Last night, the city of Los Angeles Vision Zero team hosted the second of three community open house meetings for input on planned safety upgrades for Fletcher Drive. The portion of Fletcher under consideration extends from San Fernando Road to the 5 Freeway.
Though Fletcher lacks any bike-specific features below San Fernando Road, it is a key bicycling connection between central Los Angeles and Northeast Los Angeles. There are very few surface streets that go across the linear obstacles of the L.A. River, railroad tracks and the 5 Freeway. Fletcher crosses all these barriers, and is relatively flat.
At a workshop last month, LADOT showed two alternatives. Last night, those two alternatives are still under consideration, and a third alternative was added:
- Alternative 1 features a road diet that would include removing two travel lanes, and adding a continuous center turn lane and bike lanes
- Alternative 2 would keep two travel lanes in each direction, and remove peak hour parking to add a center turn lane
- Alternative 3 would be an asymmetric road diet, removing one northbound lane, and replacing it with a center turn lane
All of the alternatives would add pedestrian head-start signals, speed feedback signage, and high-visibility crosswalks. Only alternative 1 would include bike lanes.

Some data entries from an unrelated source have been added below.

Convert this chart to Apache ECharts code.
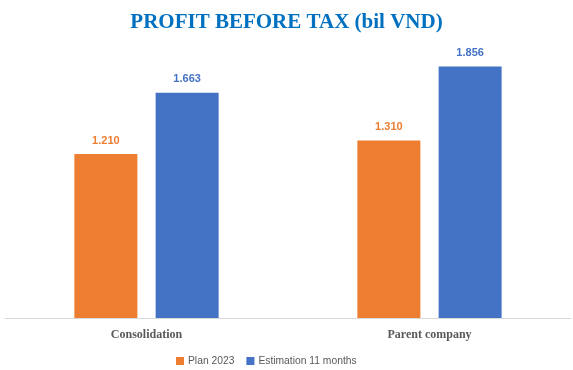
<!DOCTYPE html>
<html>
<head>
<meta charset="utf-8">
<script src="https://cdn.jsdelivr.net/npm/echarts@6/dist/echarts.min.js"></script>
<style>
html,body{margin:0;padding:0;background:#fff;}
#c{width:573px;height:370px;}
</style>
</head>
<body>
<div id="c"></div>
<script>
var categories = ['Consolidation', 'Parent company'];
var seriesNames = ['Plan 2023', 'Estimation 11 months'];
var plan2023 = [1210, 1310];
var estimation11 = [1663, 1856];

function fmt(v){
  return String(v).replace(/\B(?=(\d{3})+(?!\d))/g, '.');
}

var chart = echarts.init(document.getElementById('c'), null, {renderer:'canvas'});
chart.setOption({
  animation: false,
  backgroundColor: '#ffffff',
  title: {
    text: 'PROFIT BEFORE TAX (bil VND)',
    left: 'center',
    top: 7,
    textStyle: {
      fontFamily: 'Liberation Serif',
      fontWeight: 'bold',
      fontSize: 21,
      color: '#0070C0'
    }
  },
  legend: {
    left: 171,
    top: 351,
    itemWidth: 8,
    itemHeight: 8,
    itemGap: 12,
    icon: 'rect',
    textStyle: {
      fontFamily: 'Liberation Sans',
      fontSize: 10.3,
      color: '#595959',
      padding: [0,0,0,-1]
    },
    data: seriesNames
  },
  grid: {
    left: 5,
    right: 2,
    top: 47,
    bottom: 52,
    containLabel: false
  },
  xAxis: {
    type: 'category',
    data: categories,
    axisLine: {lineStyle: {color: '#D9D9D9', width: 1}},
    axisTick: {show: false},
    axisLabel: {
      margin: 11,
      fontFamily: 'Liberation Serif',
      fontWeight: 'bold',
      fontSize: 12,
      color: '#595959'
    }
  },
  yAxis: {
    type: 'value',
    min: 0,
    max: 2000,
    show: false,
    splitLine: {show: false}
  },
  series: [
    {
      name: seriesNames[0],
      type: 'bar',
      data: plan2023,
      barWidth: 63,
      barGap: '29%',
      itemStyle: {color: '#ED7D31'},
      label: {
        show: true,
        position: 'top',
        distance: 8,
        formatter: function(p){ return fmt(p.value); },
        fontFamily: 'Liberation Sans',
        fontWeight: 'bold',
        fontSize: 11,
        color: '#ED7D31'
      }
    },
    {
      name: seriesNames[1],
      type: 'bar',
      data: estimation11,
      barWidth: 63,
      barGap: '29%',
      itemStyle: {color: '#4472C4'},
      label: {
        show: true,
        position: 'top',
        distance: 8,
        formatter: function(p){ return fmt(p.value); },
        fontFamily: 'Liberation Sans',
        fontWeight: 'bold',
        fontSize: 11,
        color: '#4472C4'
      }
    }
  ]
});
</script>
</body>
</html>
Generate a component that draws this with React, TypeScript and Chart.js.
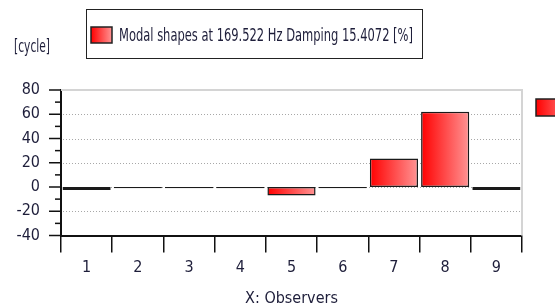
import React, { useEffect, useRef } from "react";
import { Chart, registerables } from "chart.js";

Chart.register(...registerables);

const categories = ["1", "2", "3", "4", "5", "6", "7", "8", "9"];
const values = [-2.5, -1, -1, -1, -7, -1, 23.5, 62, -2.5];
const yMin = -40;
const yMax = 80;
const legendLabel = "Modal shapes at 169.522 Hz Damping 15.4072 [%]";
const yUnit = "[cycle]";
const xTitle = "X: Observers";

const FONT = '"DejaVu Sans Condensed", "Liberation Sans Narrow", "Liberation Sans", sans-serif';
const TEXT = "#1e1e3a";

function redGrad(ctx: CanvasRenderingContext2D, x0: number, x1: number) {
  const g = ctx.createLinearGradient(x0, 0, x1, 0);
  g.addColorStop(0, "#ff0000");
  g.addColorStop(1, "#ff9494");
  return g;
}

function fitText(ctx: CanvasRenderingContext2D, text: string, x: number, y: number, width: number) {
  const w = ctx.measureText(text).width;
  ctx.save();
  ctx.translate(x, y);
  ctx.scale(width / w, 1);
  ctx.fillText(text, 0, 0);
  ctx.restore();
}

const decor = {
  id: "decor",
  beforeDatasetsDraw(chart: any) {
    const { ctx, chartArea } = chart;
    const y = chart.scales.y;
    ctx.save();
    ctx.strokeStyle = "#a8a8a8";
    ctx.lineWidth = 1;
    ctx.setLineDash([1, 2]);
    for (let v = yMin + 20; v < yMax; v += 20) {
      const py = Math.round(y.getPixelForValue(v)) + 0.5;
      ctx.beginPath();
      ctx.moveTo(chartArea.left + 2, py);
      ctx.lineTo(chartArea.right, py);
      ctx.stroke();
    }
    ctx.setLineDash([]);
    ctx.strokeStyle = "#d4d4d4";
    ctx.lineWidth = 2;
    ctx.beginPath();
    ctx.moveTo(chartArea.left, chartArea.top);
    ctx.lineTo(chartArea.right, chartArea.top);
    ctx.lineTo(chartArea.right, chartArea.bottom);
    ctx.stroke();
    ctx.restore();
  },
  afterDraw(chart: any) {
    const { ctx, chartArea } = chart;
    const y = chart.scales.y;
    ctx.save();
    ctx.strokeStyle = "#111";
    ctx.lineWidth = 1.5;
    for (let v = yMin; v <= yMax; v += 10) {
      const py = y.getPixelForValue(v);
      const len = v % 20 === 0 ? 12 : 6;
      ctx.beginPath();
      ctx.moveTo(chartArea.left - len, py);
      ctx.lineTo(chartArea.left, py);
      ctx.stroke();
    }
    ctx.fillStyle = TEXT;
    ctx.font = `18px ${FONT}`;
    ctx.textBaseline = "middle";
    ctx.textAlign = "left";
    fitText(ctx, yUnit, 14, 47, 36);
    ctx.fillStyle = "#ffffff";
    ctx.fillRect(86, 9.5, 337, 50);
    ctx.strokeStyle = "#222";
    ctx.lineWidth = 1;
    ctx.strokeRect(86.5, 9.5, 336, 49);
    ctx.fillStyle = redGrad(ctx, 91, 112);
    ctx.fillRect(91, 27, 21, 16);
    ctx.strokeStyle = "#222";
    ctx.lineWidth = 1.5;
    ctx.strokeRect(91, 27, 21, 16);
    ctx.fillStyle = TEXT;
    fitText(ctx, legendLabel, 119, 36, 294);
    ctx.fillStyle = redGrad(ctx, 536, 575);
    ctx.fillRect(536, 99, 40, 17);
    ctx.strokeStyle = "#222";
    ctx.lineWidth = 1.5;
    ctx.strokeRect(536, 99, 40, 17);
    ctx.restore();
  },
};

export default function App() {
  const ref = useRef<HTMLCanvasElement | null>(null);
  useEffect(() => {
    document.body.style.margin = "0";
    const canvas = ref.current!;
    const chart = new Chart(canvas, {
      type: "bar",
      data: {
        labels: categories,
        datasets: [
          {
            label: legendLabel,
            data: values,
            backgroundColor: (c: any) => {
              const ch = c.chart;
              const xs = ch.scales && ch.scales.x;
              if (!ch.chartArea || !xs) return "#ff4040";
              const cx = xs.getPixelForValue(c.dataIndex);
              const bw = (xs.width / categories.length) * 0.94;
              return redGrad(ch.ctx, cx - bw / 2, cx + bw / 2);
            },
            borderColor: "#1a1a1a",
            borderWidth: 1.5,
            borderSkipped: false,
            categoryPercentage: 1,
            barPercentage: 0.94,
          },
        ],
      },
      options: {
        responsive: false,
        animation: false,
        layout: { padding: { left: 0, right: 33, top: 90, bottom: 0 } },
        plugins: { legend: { display: false }, tooltip: { enabled: false }, title: { display: false } },
        scales: {
          x: {
            type: "category",
            offset: true,
            afterFit: (s: any) => {
              s.height = 72.5;
            },
            grid: {
              offset: true,
              drawOnChartArea: false,
              drawTicks: true,
              tickLength: 17,
              color: "#111",
              lineWidth: 1.5,
            },
            border: { display: true, color: "#111", width: 2 },
            ticks: { color: TEXT, font: { family: FONT, size: 16 }, padding: 6, maxRotation: 0 },
            title: { display: true, text: xTitle, color: TEXT, font: { family: FONT, size: 16 }, padding: { top: 2, bottom: 0 } },
          },
          y: {
            min: yMin,
            max: yMax,
            afterFit: (s: any) => {
              s.width = 61;
            },
            grid: { display: false, drawTicks: false },
            border: { display: true, color: "#111", width: 2 },
            ticks: {
              stepSize: 10,
              autoSkip: false,
              color: TEXT,
              font: { family: FONT, size: 16 },
              padding: 21,
              callback: (v: any) => (Number(v) % 20 === 0 ? String(v) : ""),
            },
          },
        },
      },
      plugins: [decor],
    });
    return () => chart.destroy();
  }, []);
  return (
    <div style={{ width: 555, height: 308 }}>
      <canvas ref={ref} width={555} height={308} style={{ display: "block" }} />
    </div>
  );
}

As detailed by Walk Eagle Rock, Fletcher Driver safety plans have been criticized by the Atwater Village Chamber of Commerce, Silver Lake Neighborhood Council, Silver Lake Chamber of Commerce and KTLA traffic reporter Ginger Chan.
Last night's open house meeting had participants vote by placing a sticker on their preferred alternative. Several attendees, apparently displeased with LADOT's alternatives hand-wrote two additional choices: "no road diet" and "none of the options." At the time the meeting ended, the vote totals were as follows:
- No Road Diet - 46 votes
- Alternative 1 - 39 votes
- Alternative 3 - 9 votes
- Alternative 2 - 6 votes
- None of the Options - 4 votes
Attendees expressed skepticism that Fletcher was in any way dangerous, doubting LADOT data that maps four people killed there in traffic crashes: three pedestrians and a driver. The most recent death was Ryan Coreas who was killed by a hit-and-run driver last December.
A third Fletcher Drive meeting is planned for Wednesday August 2 from 6-7:30 p.m. at Modernica at 2805 Gilroy Street in Frogtown.